**WORK INSTRUCTIONS**
Do any lines in the data below contain "this"? If so, copy every one of them.
── DATASET EXTRACT
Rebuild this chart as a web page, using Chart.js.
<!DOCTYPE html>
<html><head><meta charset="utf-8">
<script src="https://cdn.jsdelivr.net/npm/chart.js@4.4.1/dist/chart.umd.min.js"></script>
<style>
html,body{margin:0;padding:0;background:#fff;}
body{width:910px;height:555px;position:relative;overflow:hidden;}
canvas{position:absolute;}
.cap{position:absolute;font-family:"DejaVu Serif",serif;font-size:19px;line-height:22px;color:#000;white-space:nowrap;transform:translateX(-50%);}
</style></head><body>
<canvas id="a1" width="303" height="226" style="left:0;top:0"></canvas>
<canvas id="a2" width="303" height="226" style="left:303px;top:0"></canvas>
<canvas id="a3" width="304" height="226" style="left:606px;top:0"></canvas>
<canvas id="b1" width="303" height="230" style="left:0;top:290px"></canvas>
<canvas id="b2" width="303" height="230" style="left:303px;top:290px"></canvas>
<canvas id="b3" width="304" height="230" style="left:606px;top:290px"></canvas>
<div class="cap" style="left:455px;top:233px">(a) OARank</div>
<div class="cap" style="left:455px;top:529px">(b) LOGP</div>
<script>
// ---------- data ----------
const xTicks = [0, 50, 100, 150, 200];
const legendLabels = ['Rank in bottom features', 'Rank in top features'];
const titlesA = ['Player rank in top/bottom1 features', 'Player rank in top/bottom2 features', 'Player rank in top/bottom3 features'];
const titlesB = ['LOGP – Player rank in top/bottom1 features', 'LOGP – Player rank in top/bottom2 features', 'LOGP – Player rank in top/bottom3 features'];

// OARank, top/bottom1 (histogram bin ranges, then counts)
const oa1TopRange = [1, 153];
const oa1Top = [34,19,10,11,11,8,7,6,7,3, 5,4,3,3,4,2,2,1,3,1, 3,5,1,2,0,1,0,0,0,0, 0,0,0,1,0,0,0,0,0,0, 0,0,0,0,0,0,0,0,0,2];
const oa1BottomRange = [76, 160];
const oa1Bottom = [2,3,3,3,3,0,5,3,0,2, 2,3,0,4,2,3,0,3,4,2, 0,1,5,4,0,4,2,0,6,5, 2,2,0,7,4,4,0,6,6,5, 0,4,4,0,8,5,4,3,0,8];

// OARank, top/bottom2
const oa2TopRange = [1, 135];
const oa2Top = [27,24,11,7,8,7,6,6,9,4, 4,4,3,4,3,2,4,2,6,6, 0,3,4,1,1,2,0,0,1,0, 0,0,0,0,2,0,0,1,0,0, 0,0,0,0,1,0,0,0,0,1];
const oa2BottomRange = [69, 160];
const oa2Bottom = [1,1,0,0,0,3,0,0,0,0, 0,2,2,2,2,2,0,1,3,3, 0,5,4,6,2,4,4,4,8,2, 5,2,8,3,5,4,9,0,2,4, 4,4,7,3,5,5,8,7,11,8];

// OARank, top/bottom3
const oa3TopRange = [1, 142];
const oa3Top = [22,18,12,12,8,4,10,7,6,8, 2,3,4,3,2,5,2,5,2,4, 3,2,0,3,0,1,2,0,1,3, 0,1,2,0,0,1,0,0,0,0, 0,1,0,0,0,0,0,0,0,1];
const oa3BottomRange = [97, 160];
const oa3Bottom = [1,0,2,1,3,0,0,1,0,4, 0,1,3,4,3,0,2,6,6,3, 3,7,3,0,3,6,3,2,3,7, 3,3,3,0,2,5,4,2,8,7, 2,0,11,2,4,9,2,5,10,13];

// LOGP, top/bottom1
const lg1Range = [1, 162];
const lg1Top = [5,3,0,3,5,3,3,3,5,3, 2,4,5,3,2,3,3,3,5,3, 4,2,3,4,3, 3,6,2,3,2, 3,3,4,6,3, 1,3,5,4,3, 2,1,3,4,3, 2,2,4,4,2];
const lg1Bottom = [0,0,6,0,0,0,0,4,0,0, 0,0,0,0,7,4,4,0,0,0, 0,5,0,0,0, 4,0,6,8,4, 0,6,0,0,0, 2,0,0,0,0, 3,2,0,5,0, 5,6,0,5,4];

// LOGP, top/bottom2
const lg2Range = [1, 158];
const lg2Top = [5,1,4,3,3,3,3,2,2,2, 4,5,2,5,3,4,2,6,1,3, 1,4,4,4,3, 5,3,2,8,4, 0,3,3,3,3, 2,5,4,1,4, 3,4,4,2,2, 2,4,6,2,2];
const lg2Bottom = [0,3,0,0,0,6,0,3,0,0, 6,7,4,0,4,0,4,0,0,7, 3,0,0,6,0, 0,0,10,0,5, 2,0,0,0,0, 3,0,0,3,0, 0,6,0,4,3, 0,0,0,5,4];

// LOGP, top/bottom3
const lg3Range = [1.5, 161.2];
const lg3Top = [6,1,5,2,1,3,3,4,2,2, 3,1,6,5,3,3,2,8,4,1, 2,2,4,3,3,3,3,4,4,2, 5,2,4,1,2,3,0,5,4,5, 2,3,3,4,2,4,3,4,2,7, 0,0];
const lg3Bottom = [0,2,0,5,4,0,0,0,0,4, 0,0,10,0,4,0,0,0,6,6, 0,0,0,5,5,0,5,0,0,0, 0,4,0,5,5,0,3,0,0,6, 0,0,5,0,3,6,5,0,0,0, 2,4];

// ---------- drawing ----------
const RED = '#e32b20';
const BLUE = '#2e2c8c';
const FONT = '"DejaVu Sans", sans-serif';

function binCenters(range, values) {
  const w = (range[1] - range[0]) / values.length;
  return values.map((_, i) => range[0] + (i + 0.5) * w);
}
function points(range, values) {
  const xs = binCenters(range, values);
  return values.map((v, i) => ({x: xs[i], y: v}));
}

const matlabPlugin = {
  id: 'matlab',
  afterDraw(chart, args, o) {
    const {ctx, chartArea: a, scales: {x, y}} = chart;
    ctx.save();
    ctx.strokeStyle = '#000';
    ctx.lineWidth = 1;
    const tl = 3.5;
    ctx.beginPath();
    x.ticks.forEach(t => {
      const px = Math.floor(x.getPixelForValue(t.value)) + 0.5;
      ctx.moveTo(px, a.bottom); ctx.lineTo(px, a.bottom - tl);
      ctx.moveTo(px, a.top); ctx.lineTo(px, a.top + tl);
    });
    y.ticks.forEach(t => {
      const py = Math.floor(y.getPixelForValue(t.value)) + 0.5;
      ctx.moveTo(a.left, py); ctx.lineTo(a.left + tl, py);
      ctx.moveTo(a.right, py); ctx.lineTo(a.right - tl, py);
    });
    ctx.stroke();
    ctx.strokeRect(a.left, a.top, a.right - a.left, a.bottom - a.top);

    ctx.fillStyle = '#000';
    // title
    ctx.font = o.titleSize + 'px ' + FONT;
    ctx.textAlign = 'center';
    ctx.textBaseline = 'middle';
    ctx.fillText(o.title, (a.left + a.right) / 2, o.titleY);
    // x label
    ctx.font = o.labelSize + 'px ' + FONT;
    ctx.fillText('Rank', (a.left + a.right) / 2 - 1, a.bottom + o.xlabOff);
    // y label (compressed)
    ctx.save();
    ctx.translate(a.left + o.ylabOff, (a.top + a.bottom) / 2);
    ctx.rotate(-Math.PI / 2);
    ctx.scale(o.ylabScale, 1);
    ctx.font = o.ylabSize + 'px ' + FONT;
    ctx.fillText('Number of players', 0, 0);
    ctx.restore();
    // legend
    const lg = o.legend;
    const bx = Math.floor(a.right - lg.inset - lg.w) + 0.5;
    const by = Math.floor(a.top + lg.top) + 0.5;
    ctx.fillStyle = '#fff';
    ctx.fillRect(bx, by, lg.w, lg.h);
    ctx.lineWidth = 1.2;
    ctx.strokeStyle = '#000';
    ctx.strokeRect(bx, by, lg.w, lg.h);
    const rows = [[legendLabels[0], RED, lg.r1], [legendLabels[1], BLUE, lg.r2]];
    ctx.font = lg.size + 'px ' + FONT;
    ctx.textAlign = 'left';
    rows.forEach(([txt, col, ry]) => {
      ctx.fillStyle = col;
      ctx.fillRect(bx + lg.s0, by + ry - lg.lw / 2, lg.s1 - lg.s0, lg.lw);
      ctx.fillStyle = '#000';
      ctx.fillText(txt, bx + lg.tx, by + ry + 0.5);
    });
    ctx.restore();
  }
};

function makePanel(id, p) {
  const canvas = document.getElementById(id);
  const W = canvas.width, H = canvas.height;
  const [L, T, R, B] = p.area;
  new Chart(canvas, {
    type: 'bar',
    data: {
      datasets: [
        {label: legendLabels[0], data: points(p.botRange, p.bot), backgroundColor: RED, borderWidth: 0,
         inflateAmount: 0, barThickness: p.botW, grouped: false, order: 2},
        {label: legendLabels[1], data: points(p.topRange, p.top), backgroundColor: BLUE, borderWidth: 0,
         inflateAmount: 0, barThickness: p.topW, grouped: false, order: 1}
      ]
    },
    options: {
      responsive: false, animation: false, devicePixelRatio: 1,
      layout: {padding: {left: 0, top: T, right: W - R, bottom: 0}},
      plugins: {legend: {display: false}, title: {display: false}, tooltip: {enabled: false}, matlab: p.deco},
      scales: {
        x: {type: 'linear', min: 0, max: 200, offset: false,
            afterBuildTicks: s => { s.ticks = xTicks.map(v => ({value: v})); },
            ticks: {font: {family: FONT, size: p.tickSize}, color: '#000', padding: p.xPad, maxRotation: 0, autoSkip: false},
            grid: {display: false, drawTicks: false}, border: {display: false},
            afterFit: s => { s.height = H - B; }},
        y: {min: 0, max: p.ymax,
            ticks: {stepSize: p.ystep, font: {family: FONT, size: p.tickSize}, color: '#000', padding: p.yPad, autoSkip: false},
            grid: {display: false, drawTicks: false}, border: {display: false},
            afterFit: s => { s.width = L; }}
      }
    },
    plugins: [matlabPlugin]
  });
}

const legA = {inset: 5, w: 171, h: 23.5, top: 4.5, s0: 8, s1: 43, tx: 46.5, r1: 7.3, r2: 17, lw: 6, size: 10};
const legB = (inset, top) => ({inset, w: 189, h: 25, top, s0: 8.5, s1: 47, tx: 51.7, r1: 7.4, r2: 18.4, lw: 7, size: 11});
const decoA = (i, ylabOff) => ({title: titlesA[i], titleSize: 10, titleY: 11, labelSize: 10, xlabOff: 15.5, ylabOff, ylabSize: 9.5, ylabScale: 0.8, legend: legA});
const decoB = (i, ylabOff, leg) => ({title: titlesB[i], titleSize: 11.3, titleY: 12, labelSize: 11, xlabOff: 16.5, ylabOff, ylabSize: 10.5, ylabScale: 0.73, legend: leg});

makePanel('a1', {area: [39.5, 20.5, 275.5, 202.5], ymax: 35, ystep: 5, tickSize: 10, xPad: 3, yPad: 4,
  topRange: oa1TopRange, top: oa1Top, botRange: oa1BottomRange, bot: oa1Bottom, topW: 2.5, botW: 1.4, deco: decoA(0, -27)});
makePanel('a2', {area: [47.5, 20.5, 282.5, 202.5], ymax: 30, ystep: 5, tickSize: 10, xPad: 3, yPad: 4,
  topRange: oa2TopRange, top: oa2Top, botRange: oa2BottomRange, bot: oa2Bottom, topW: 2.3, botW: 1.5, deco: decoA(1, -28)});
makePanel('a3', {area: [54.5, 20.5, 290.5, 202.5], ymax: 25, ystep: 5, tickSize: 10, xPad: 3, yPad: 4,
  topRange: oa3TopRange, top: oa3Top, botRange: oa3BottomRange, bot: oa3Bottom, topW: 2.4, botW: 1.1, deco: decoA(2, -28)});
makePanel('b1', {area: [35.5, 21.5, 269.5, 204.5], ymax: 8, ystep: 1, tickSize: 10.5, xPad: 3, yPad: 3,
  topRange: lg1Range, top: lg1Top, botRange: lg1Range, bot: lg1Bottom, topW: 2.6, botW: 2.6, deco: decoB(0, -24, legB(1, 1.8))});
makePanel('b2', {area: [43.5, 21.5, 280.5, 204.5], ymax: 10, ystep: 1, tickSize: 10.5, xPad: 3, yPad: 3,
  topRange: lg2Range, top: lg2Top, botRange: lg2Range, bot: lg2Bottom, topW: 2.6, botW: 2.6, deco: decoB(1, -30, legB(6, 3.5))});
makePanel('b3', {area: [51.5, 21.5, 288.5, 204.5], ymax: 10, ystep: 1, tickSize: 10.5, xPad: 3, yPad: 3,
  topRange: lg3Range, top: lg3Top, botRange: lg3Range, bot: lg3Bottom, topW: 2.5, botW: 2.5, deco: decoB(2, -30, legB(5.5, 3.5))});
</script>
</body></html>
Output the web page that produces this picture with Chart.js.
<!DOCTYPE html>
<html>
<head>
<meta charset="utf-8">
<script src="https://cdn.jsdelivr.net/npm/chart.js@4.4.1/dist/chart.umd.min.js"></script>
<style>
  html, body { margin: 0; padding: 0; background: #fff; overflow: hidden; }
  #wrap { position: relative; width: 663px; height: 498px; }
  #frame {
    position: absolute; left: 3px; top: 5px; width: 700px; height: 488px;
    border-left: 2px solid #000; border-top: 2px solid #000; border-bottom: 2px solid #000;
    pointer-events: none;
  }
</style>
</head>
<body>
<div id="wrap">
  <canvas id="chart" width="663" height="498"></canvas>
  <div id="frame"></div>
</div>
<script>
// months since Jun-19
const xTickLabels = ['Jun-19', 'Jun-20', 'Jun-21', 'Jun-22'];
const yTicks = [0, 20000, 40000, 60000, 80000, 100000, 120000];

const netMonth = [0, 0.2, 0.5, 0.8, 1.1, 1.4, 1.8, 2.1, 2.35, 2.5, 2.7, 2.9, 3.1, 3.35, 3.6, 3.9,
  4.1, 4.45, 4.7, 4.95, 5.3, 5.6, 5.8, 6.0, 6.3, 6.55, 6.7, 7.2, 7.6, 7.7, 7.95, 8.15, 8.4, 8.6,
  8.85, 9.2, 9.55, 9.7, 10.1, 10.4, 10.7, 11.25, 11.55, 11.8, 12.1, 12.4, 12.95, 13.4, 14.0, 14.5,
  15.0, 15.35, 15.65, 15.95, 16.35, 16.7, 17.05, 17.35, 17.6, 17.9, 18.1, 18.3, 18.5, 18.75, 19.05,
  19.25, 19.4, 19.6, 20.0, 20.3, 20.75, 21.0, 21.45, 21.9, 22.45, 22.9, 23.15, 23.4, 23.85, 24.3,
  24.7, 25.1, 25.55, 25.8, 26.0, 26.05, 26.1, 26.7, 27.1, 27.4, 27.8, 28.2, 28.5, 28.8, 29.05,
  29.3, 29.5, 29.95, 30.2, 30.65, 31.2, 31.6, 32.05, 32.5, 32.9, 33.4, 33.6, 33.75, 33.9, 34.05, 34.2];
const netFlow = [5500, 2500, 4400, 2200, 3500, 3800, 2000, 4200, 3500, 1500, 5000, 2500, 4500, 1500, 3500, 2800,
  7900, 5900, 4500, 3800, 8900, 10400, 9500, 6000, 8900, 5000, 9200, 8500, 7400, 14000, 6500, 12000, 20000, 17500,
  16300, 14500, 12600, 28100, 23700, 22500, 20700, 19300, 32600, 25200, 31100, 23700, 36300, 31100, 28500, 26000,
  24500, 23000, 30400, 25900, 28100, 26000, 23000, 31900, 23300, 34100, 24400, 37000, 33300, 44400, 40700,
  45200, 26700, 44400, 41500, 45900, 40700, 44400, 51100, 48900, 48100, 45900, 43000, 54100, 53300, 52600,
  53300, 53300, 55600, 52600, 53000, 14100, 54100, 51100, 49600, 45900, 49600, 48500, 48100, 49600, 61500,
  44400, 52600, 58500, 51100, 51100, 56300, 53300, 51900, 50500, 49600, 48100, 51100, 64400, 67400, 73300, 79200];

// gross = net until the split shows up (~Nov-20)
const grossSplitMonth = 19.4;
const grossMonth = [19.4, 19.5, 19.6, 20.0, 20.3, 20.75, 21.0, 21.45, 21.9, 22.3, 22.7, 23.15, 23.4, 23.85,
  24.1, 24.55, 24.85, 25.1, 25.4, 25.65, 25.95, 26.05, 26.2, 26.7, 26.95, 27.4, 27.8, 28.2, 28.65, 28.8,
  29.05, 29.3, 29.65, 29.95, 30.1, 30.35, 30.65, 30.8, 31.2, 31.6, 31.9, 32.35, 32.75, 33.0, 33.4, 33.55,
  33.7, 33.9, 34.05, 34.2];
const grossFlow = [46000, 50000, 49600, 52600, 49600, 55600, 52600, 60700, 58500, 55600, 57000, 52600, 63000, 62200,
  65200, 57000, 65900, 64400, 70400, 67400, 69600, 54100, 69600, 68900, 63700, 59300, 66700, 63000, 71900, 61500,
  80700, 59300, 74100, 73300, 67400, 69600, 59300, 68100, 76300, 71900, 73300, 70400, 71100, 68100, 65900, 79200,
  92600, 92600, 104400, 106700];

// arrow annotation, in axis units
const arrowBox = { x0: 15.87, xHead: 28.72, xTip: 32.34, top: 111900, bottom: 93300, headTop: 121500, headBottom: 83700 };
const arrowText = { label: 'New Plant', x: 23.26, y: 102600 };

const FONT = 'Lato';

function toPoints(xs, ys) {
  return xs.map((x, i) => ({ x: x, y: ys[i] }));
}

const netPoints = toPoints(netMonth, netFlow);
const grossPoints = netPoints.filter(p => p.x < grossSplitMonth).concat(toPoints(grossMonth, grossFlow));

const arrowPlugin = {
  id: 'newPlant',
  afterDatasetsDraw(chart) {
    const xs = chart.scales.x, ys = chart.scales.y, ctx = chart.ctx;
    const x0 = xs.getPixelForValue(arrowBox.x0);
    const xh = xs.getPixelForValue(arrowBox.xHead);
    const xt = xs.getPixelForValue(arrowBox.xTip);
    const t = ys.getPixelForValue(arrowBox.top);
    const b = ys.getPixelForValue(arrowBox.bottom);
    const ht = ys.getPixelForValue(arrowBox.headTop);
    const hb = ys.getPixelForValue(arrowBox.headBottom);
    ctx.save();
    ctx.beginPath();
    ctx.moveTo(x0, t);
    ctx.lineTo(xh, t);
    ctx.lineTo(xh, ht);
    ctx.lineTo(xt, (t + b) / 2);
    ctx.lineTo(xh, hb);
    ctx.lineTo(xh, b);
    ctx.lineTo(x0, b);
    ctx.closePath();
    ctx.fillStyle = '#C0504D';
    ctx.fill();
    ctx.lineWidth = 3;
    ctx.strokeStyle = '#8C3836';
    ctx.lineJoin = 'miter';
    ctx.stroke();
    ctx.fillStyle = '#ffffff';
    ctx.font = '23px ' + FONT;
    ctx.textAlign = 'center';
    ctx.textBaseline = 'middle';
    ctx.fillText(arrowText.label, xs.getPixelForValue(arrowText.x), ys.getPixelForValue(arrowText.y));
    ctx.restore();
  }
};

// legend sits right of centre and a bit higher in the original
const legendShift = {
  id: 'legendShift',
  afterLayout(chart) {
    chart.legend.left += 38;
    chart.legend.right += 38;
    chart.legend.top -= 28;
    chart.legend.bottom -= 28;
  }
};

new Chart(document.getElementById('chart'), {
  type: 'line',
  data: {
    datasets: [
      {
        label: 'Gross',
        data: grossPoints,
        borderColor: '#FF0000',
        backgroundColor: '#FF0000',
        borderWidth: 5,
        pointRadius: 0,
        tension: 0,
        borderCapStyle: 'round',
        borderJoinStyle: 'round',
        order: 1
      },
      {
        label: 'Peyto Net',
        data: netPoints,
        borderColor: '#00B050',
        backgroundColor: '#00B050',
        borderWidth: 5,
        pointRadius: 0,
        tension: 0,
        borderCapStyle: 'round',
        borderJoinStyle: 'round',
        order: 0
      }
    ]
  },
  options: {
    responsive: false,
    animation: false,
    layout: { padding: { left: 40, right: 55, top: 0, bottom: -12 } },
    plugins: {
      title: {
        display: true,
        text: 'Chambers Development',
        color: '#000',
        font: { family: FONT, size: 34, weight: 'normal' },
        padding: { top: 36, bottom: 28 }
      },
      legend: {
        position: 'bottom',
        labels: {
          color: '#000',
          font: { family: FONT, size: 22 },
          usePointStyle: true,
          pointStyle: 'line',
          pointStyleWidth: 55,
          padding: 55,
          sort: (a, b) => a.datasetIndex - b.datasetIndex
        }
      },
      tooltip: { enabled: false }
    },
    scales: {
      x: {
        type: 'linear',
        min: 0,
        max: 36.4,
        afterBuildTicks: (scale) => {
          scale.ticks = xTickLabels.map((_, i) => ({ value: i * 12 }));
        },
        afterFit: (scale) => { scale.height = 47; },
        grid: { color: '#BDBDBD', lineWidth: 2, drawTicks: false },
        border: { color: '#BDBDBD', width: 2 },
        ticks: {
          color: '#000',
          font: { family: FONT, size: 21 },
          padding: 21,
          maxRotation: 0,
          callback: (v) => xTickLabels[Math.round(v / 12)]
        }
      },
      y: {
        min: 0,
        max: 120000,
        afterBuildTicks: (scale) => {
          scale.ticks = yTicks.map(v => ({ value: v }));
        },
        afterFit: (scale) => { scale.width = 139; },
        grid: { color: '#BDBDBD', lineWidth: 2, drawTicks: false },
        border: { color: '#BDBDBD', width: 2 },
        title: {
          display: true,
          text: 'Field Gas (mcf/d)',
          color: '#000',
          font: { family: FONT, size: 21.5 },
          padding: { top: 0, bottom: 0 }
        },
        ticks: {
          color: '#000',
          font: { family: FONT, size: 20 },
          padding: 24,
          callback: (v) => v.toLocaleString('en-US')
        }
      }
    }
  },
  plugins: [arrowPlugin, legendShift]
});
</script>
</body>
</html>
────
**THE COMPLETED TASK**
Rebuild this chart as a web page, using Chart.js.
Output the web page that produces this picture with Chart.js.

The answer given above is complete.